De gemeente Gouda mag de gemaakte kosten voor de sloop van de voormalig gereformeerde Turfmarktkerk in Gouda niet op de huidige eigenaar van het gebouw, Khalid Boutachekourt, verhalen, want ze heeft volgens de rechtbank in Den Haag ten onrechte ‘spoedeisende bestuursdwang’ toegepast om het kerkgebouw in de Goudse binnenstad te slopen. De kosten van de sloop bedroegen een half miljoen euro.

De Turfmarktkerk,die in 1931 in gebruik genomen werd.

Weliswaar kreeg de gemeente Gouda – op grond van een rapport over de bouwkundige staat van de kerk – in een vorige rechtszaak in 2018 gelijk, en mocht de gemeente de kerk inderdaad met spoed slopen. Maar het gemeentebestuur had de uitkomst van een nieuw, onafhankelijk onderzoek door de Stichting Advisering Bestuursrechtspraak voor Milieu en Ruimtelijke Ordening (STAB) moeten afwachten. En daaruit bleek dat de kerk helemaal niet op instorten stond. Bovendien, zo oordeelde de rechtbank, had Gouda ook op grond van de eerdere rapporten de kerk niet direct hoeven slopen.

De gedenksteen in de muur van het bijgebouw van de Turfmarktkerk.

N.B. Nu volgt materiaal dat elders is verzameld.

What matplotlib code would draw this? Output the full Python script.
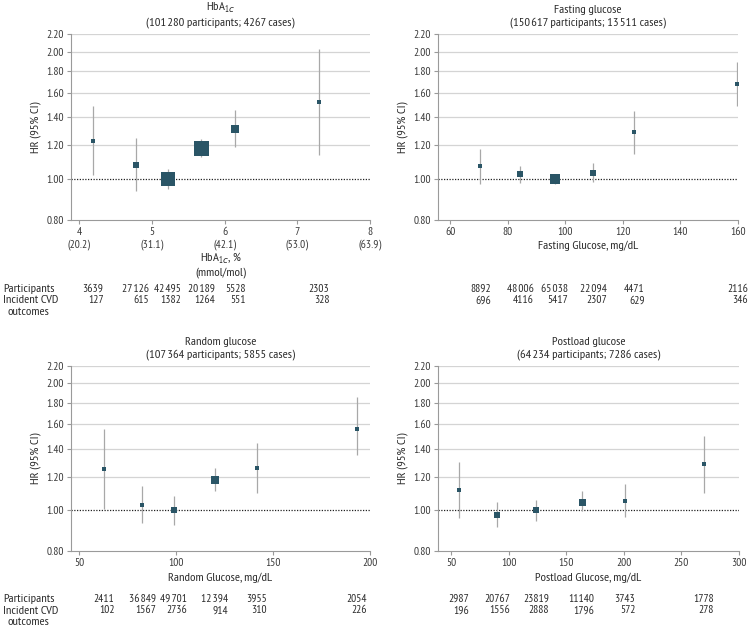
import numpy as np
import matplotlib
matplotlib.use("Agg")
import matplotlib.pyplot as plt
import matplotlib.ticker as ticker
import matplotlib.transforms as mtransforms
from matplotlib import font_manager as fm
from matplotlib.textpath import TextPath

TS = "\u200a"  # espace très fine pour les milliers

# ---- Données ----
# HbA1c
hba_x = [4.19, 4.78, 5.22, 5.68, 6.15, 7.30]
hba_hr = [1.23, 1.077, 1.00, 1.186, 1.315, 1.52]
hba_lo = [1.02, 0.937, 0.945, 1.125, 1.19, 1.14]
hba_hi = [1.49, 1.25, 1.054, 1.243, 1.456, 2.03]
hba_part = ["3639", "27" + TS + "126", "42" + TS + "495", "20" + TS + "189", "5528", "2303"]
hba_cases = ["127", "615", "1382", "1264", "551", "328"]

# Glycémie à jeun
fg_x = [70.5, 84.3, 96.3, 109.7, 124.0, 159.8]
fg_hr = [1.071, 1.026, 1.00, 1.035, 1.289, 1.68]
fg_lo = [0.975, 0.98, 0.973, 0.984, 1.146, 1.488]
fg_hi = [1.178, 1.073, 1.03, 1.093, 1.448, 1.894]
fg_part = ["8892", "48" + TS + "006", "65" + TS + "038", "22" + TS + "094", "4471", "2116"]
fg_cases = ["696", "4116", "5417", "2307", "629", "346"]

# Glycémie aléatoire
rg_x = [62.9, 82.7, 98.9, 120.0, 141.7, 193.3]
rg_hr = [1.255, 1.031, 1.00, 1.182, 1.26, 1.559]
rg_lo = [1.009, 0.93, 0.92, 1.113, 1.097, 1.353]
rg_hi = [1.556, 1.144, 1.083, 1.26, 1.444, 1.86]
rg_part = ["2411", "36" + TS + "849", "49" + TS + "701", "12" + TS + "394", "3955", "2054"]
rg_cases = ["102", "1567", "2736", "914", "310", "226"]

# Glycémie post-charge
pg_x = [56.6, 89.9, 123.7, 163.3, 200.9, 269.4]
pg_hr = [1.117, 0.975, 1.00, 1.048, 1.054, 1.285]
pg_lo = [0.957, 0.911, 0.943, 0.993, 0.961, 1.097]
pg_hi = [1.30, 1.043, 1.058, 1.111, 1.152, 1.503]
pg_part = ["2987", "20767", "23819", "11140", "3743", "1778"]
pg_cases = ["196", "1556", "2888", "1796", "572", "278"]

y_ticks = [0.8, 1.0, 1.2, 1.4, 1.6, 1.8, 2.0, 2.2]

panels = [
    dict(title="HbA$_{1c}$\n(101" + TS + "280 participants; 4267 cases)",
         x=hba_x, hr=hba_hr, lo=hba_lo, hi=hba_hi, part=hba_part, cases=hba_cases,
         xticks=[4, 5, 6, 7, 8],
         xticklabels=["4\n(20.2)", "5\n(31.1)", "6\n(42.1)", "7\n(53.0)", "8\n(63.9)"],
         xlabel="HbA$_{1c}$, %\n(mmol/mol)", xlim=(3.89, 8), label_y=-0.165,
         rect=[71 / 750, 1 - 220 / 629, 299 / 750, 186 / 629], table_y=289, max_px=15),
    dict(title="Fasting glucose\n(150" + TS + "617 participants; 13" + TS + "511 cases)",
         x=fg_x, hr=fg_hr, lo=fg_lo, hi=fg_hi, part=fg_part, cases=fg_cases,
         xticks=[60, 80, 100, 120, 140, 160], xticklabels=None,
         xlabel="Fasting Glucose, mg/dL", xlim=(55.8, 160), label_y=-0.11,
         rect=[438 / 750, 1 - 220 / 629, 300 / 750, 186 / 629], table_y=289, max_px=10),
    dict(title="Random glucose\n(107" + TS + "364 participants; 5855 cases)",
         x=rg_x, hr=rg_hr, lo=rg_lo, hi=rg_hi, part=rg_part, cases=rg_cases,
         xticks=[50, 100, 150, 200], xticklabels=None,
         xlabel="Random Glucose, mg/dL", xlim=(45.9, 200), label_y=-0.115,
         rect=[71 / 750, 1 - 551 / 629, 299 / 750, 185 / 629], table_y=599, max_px=8),
    dict(title="Postload glucose\n(64" + TS + "234 participants; 7286 cases)",
         x=pg_x, hr=pg_hr, lo=pg_lo, hi=pg_hi, part=pg_part, cases=pg_cases,
         xticks=[50, 100, 150, 200, 250, 300], xticklabels=None,
         xlabel="Postload Glucose, mg/dL", xlim=(38.7, 300), label_y=-0.115,
         rect=[438 / 750, 1 - 551 / 629, 301 / 750, 185 / 629], table_y=599, max_px=7),
]

# Police : une sans étroite statique si dispo, sinon Liberation Sans
FONT = 'Liberation Sans'
for cand in ['Source Sans Pro', 'PT Sans Narrow', 'Fira Sans Condensed', 'Roboto Condensed',
             'Source Sans 3', 'PT Sans', 'Liberation Sans']:
    try:
        path = fm.findfont(fm.FontProperties(family=cand), fallback_to_default=False)
    except Exception:
        continue
    if '[' in path or 'Variable' in path:
        continue
    FONT = cand
    break


def taille_pour(texte, largeur_px):
    # taille (pt) qui donne au texte la largeur voulue (px, à 100 dpi)
    w = TextPath((0, 0), texte, size=10, prop=fm.FontProperties(family=FONT)).get_extents().width
    return 10 * largeur_px / (w * 100 / 72)


FS = min(9.0, taille_pour("(101 280 participants; 4267 cases)", 148))
FN = min(FS, taille_pour("49701", 25))   # chiffres du tableau et graduations

plt.rcParams['font.family'] = [FONT, 'DejaVu Sans']
plt.rcParams['font.size'] = FS
plt.rcParams['mathtext.fontset'] = 'custom'
plt.rcParams['mathtext.rm'] = FONT

TXT = '#2a2a2a'
SQ = '#2a5566'
W, H = 750, 629

fig = plt.figure(figsize=(7.5, 6.29), dpi=100)

for p in panels:
    ax = fig.add_axes(p['rect'])
    ax.set_yscale('log')
    ax.set_ylim(0.8, 2.2)
    ax.set_xlim(*p['xlim'])

    # quadrillage + ligne de référence
    for yv in y_ticks[2:]:
        ax.axhline(yv, color='#d4d4d4', lw=0.9, zorder=0)
    ax.axhline(1.0, color='#222222', lw=0.9, ls=(0, (1, 1.2)), zorder=1)

    x = np.array(p['x'])
    hr = np.array(p['hr'])
    lo = np.array(p['lo'])
    hi = np.array(p['hi'])
    # taille des carrés ~ inverse de la largeur de l'IC (log)
    w = 1.0 / (np.log(hi) - np.log(lo))
    side_px = np.maximum(p['max_px'] * w / w.max(), 3.5)

    ax.vlines(x, lo, hi, color='#a8a8a8', lw=0.9, zorder=2)
    for xi, yi, s in zip(x, hr, side_px):
        ax.plot(xi, yi, marker='s', ms=s * 0.72, color=SQ, mec=SQ, mew=0, zorder=3)

    ax.yaxis.set_major_locator(ticker.FixedLocator(y_ticks))
    ax.yaxis.set_minor_locator(ticker.NullLocator())
    ax.yaxis.set_major_formatter(ticker.FixedFormatter([f"{v:.2f}" for v in y_ticks]))
    ax.set_xticks(p['xticks'])
    if p['xticklabels']:
        ax.set_xticklabels(p['xticklabels'])

    for s in ['top', 'right']:
        ax.spines[s].set_visible(False)
    for s in ['left', 'bottom']:
        ax.spines[s].set_color('#9a9a9a')
        ax.spines[s].set_linewidth(0.8)
    ax.tick_params(axis='both', colors='#9a9a9a', labelcolor='#3a3a3a',
                   labelsize=FN, length=3, width=0.8, pad=2)

    ax.set_ylabel("HR (95% CI)", color=TXT, fontsize=FS, labelpad=4)
    ax.set_xlabel(p['xlabel'], color=TXT, fontsize=FS, linespacing=1.2)
    ax.xaxis.set_label_coords(0.5, p['label_y'])
    ax.set_title(p['title'], color=TXT, fontsize=FS, pad=6, linespacing=1.3)

    # tableau participants / événements : bloc centré sur x, lignes alignées à droite
    trans = mtransforms.blended_transform_factory(ax.transData, fig.transFigure)
    ymid = 1 - (p['table_y'] + 5.75) / H
    for xi, n1, n2 in zip(x, p['part'], p['cases']):
        ax.text(xi, ymid, n1 + "\n" + n2, transform=trans, ha='center', va='center',
                multialignment='right', linespacing=1.15, color=TXT, fontsize=FN,
                clip_on=False)
    if p['rect'][0] < 0.3:
        ty = p['table_y']
        fig.text(3 / W, 1 - ty / H, "Participants", ha='left', va='center', color=TXT, fontsize=FS)
        fig.text(3 / W, 1 - (ty + 11.5) / H, "Incident CVD", ha='left', va='center', color=TXT, fontsize=FS)
        fig.text(8 / W, 1 - (ty + 23) / H, "outcomes", ha='left', va='center', color=TXT, fontsize=FS)

fig.savefig('out.png', dpi=100)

Langdurig juridisch getouwtrek.

De voormalig gereformeerde Turfmarktkerk stond al jaren leeg en werd oorspronkelijk gekocht door een projectontwikkelaar, die in de kerk woningen wilde realiseren. Maar de slechte staat van de funderingen en het feit dat de kerk tussen de woningen in de binnenstad stond maakte dat plan te duur. De kerk werd toen gekocht door de huidige eigenaar, buurtbewoner Khalid Boutachekourt, die de voormalige kerk wilde ombouwen tot conferentieruimte.

Maar de gemeente Gouda liet door de Omgevingsdienst een inspectie uitvoeren, en op grond daarvan besloot de gemeente om spoedeisende bestuursdwang in te zetten: de huizen naast de kerk werden ontruimd, en de kerk werd direct deels gesloopt. Volgens de laatste rechterlijke uitspraak dus ten onrechte. “Zorgen of twijfels over de constructieve staat van een gebouw of het niet kunnen uitsluiten van instortingsgevaar kunnen niet zonder meer op één lijn worden gesteld met de conclusie dat sprake is van direct instortingsgevaar”.

De eigenaar verklaarde tegenover Omroep West dat hij zich nog beraadt op eventuele verdere stappen.